Peter Doig’s Potentially Record-Setting ‘Red House’ to Headline Phillips Contemporary Art Sale

The painting carries a high estimate of $22 million.

Peter Doig Red House (1995–1996). Photo: courtesy of Phillips.

Billing itself “the house of Doig” after setting the artist’s auction record with the $28 million sale of Rosedale (1991) in May, Phillips is now offering another big-ticket lot by the Scottish artist. Red House (1995–1996), which carries an estimate of $18–22 million, could potentially break the artist’s record for the second time this year. The work will be sold in Phillips’s contemporary evening sale on November 16.

Doig created the painting shortly after he was nominated for the Turner Prize in 1994; it was included in his career-defining 1998 exhibition “Blizzard Seventy Seven” at the Kunsthalle Kiel and Kunsthalle Nürnberg in Germany and the Whitechapel Gallery in London. Of the approximately 30 works in the show, eight are now in public collections. The last painting from the exhibition to hit the auction block was Doig’s record-setting Rosedale earlier this year, which sold for $28.8 million with premium.

Jean-Paul Engelen, the auction house’s worldwide co-head of contemporary art, told artnet News that Red House has all the ingredients for a record-setting Doig. “It has architecture, landscape, it has memories of Canada, and it comes from a pivotal period,” he said. When Doig created this work in the mid-’90s, he was transitioning from the thick impasto that defined his earlier work to more delicate compositions.

Red House also has size on its side. “It’s very rare for big paintings [by Doig] to come to the market,” Engelen said.

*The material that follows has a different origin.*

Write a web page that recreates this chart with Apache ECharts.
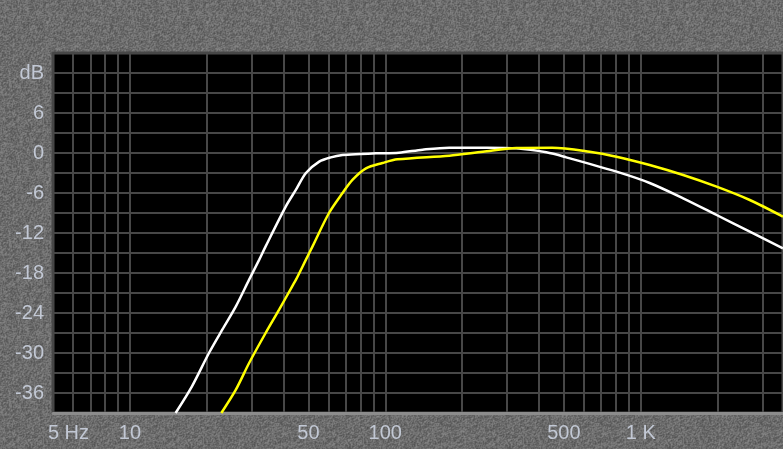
<!DOCTYPE html>
<html>
<head>
<meta charset="utf-8">
<script src="https://cdn.jsdelivr.net/npm/echarts@6/dist/echarts.min.js"></script>
<style>
  html, body { margin: 0; padding: 0; width: 783px; height: 449px; overflow: hidden; background: #6e6e6e; }
  #chart { width: 783px; height: 449px; }
</style>
</head>
<body>
<div id="chart"></div>
<script>
// ---- Data ----
const whiteFreq = [15.1, 17.5, 20.4, 23.0, 26.0, 29.3, 32.1, 34.0, 40.8, 44.7, 48.9, 55.1, 61.2, 68.0, 80, 91.9, 113, 140, 178, 250, 326, 427, 511, 804, 1084, 1466, 1982, 2673, 3606];
const whiteDb   = [-39, -35.0, -30.0, -26.5, -23.0, -19.0, -16.0, -14.0, -8.0, -5.5, -3.0, -1.3, -0.65, -0.3, -0.15, -0.05, 0.05, 0.5, 0.8, 0.8, 0.7, 0.1, -0.65, -2.8, -4.5, -6.8, -9.3, -11.8, -14.3];

const yellowFreq = [22.8, 26.0, 29.3, 34.0, 38.4, 43.2, 44.7, 48.9, 51.9, 60.2, 68.0, 74.5, 84.0, 97.5, 111.6, 178, 241, 326, 450, 631, 804, 1084, 1466, 1982, 2673, 3606];
const yellowDb   = [-39, -35.5, -31.5, -27.0, -23.5, -20.0, -19.0, -16.0, -14.0, -9.0, -6.0, -4.0, -2.3, -1.5, -0.95, -0.4, 0.2, 0.75, 0.8, 0.2, -0.55, -1.8, -3.3, -5.05, -7.05, -9.55];

// x grid lines (Hz) and x tick labels
const xGridFreqs = [5, 6, 7, 8, 9, 10, 20, 30, 40, 50, 60, 70, 80, 90, 100, 200, 300, 400, 500, 600, 700, 800, 900, 1000, 2000, 3000];
const xLabelValues = [5, 10, 50, 100, 500, 1000];
const xLabelTexts  = ['5 Hz', '10', '50', '100', '500', '1 K'];
const xMin = 5, xMax = 3606;

// y tick labels
const yLabelValues = [12, 6, 0, -6, -12, -18, -24, -30, -36];
const yLabelTexts  = ['dB', '6', '0', '-6', '-12', '-18', '-24', '-30', '-36'];

// ---- Background texture (decorative only) ----
(function () {
  const W = 160;
  const c = document.createElement('canvas');
  c.width = W; c.height = W;
  const ctx = c.getContext('2d');
  const img = ctx.createImageData(W, W);
  let s = 12345;
  function rnd() { s = (s * 1103515245 + 12345) & 0x7fffffff; return s / 0x7fffffff; }
  const base = new Float32Array(W * W);
  for (let i = 0; i < W * W; i++) base[i] = rnd() - 0.5;
  for (let y = 0; y < W; y++) {
    for (let x = 0; x < W; x++) {
      const i = y * W + x;
      const r = base[((y + 1) % W) * W + x] + base[y * W + (x + 1) % W];
      const v = Math.round(108 + base[i] * 30 + r * 14);
      img.data[i * 4] = v; img.data[i * 4 + 1] = v; img.data[i * 4 + 2] = v; img.data[i * 4 + 3] = 255;
    }
  }
  ctx.putImageData(img, 0, 0);
  document.body.style.backgroundImage = 'url(' + c.toDataURL() + ')';
})();

const zip = (a, b) => a.map((v, i) => [v, b[i]]);
const labelFont = '"Liberation Sans", Arial, sans-serif';
const labelColor = '#c2c8d4';

const chart = echarts.init(document.getElementById('chart'), null, { renderer: 'canvas' });
chart.setOption({
  animation: false,
  backgroundColor: 'transparent',
  grid: {
    left: 53, top: 53, right: 0, bottom: 36,
    show: true, backgroundColor: '#000000',
    borderColor: '#4a4a4a', borderWidth: 3
  },
  xAxis: {
    type: 'log', logBase: 10, min: xMin, max: xMax,
    axisLine: { show: true, onZero: false, lineStyle: { color: '#8c8c8c', width: 3 } },
    axisTick: { show: false, customValues: xGridFreqs },
    splitLine: { show: true, lineStyle: { color: '#474747', width: 2 } },
    minorSplitLine: { show: false },
    axisLabel: {
      show: true,
      customValues: xLabelValues,
      margin: 10,
      color: labelColor,
      fontFamily: labelFont,
      fontSize: 20,
      formatter: function (v) {
        const i = xLabelValues.findIndex(x => Math.abs(x - v) < 1e-6 * x);
        if (i < 0) return '';
        return i === 0 ? '{hz|' + xLabelTexts[i] + '}' : xLabelTexts[i];
      },
      rich: {
        hz: { padding: [0, 0, 0, 31], color: labelColor, fontFamily: labelFont, fontSize: 20 }
      }
    }
  },
  yAxis: {
    type: 'value', min: -39, max: 15, interval: 3,
    axisLine: { show: false },
    axisTick: { show: false },
    splitLine: { show: true, lineStyle: { color: '#474747', width: 2 } },
    axisLabel: {
      margin: 9,
      color: labelColor,
      fontFamily: labelFont,
      fontSize: 20,
      formatter: function (v) {
        const i = yLabelValues.indexOf(v);
        return i < 0 ? '' : yLabelTexts[i];
      }
    }
  },
  series: [
    {
      type: 'line', name: 'white',
      data: zip(whiteFreq, whiteDb),
      showSymbol: false, smooth: 0.3,
      lineStyle: { color: '#ffffff', width: 2.5 },
      z: 3
    },
    {
      type: 'line', name: 'yellow',
      data: zip(yellowFreq, yellowDb),
      showSymbol: false, smooth: 0.3,
      lineStyle: { color: '#ffff00', width: 2.5 },
      z: 4
    }
  ]
});
</script>
</body>
</html>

Red House has appeared at auction once before, at Christie’s London in 2008, where it sold to the present owner for $3.1 million with premium, according to artnet’s Price Database. (Engelen attributed that result—which fell below the work’s $3.4 million low estimate—to an art-market slowdown following the 2007 credit crunch.) This time around, however, the specialist is considerably more optimistic—and if the painting sells within estimate, the 2008 buyer stands to make a 600 percent return.

Doig’s prices have seen a steep incline in recent years. The artist’s top 10 auction prices, according to the artnet Price Database, have all been set since 2013.

“It’s really amazing how global the interest in Doig is,” Engelen said. With Rosedale, interest “really came from America, Asia, and Europe, and we’re seeing the same thing again. It’s always difficult to predict if it will break the world record or not, but I’m convinced we’ll see multiple bidders.”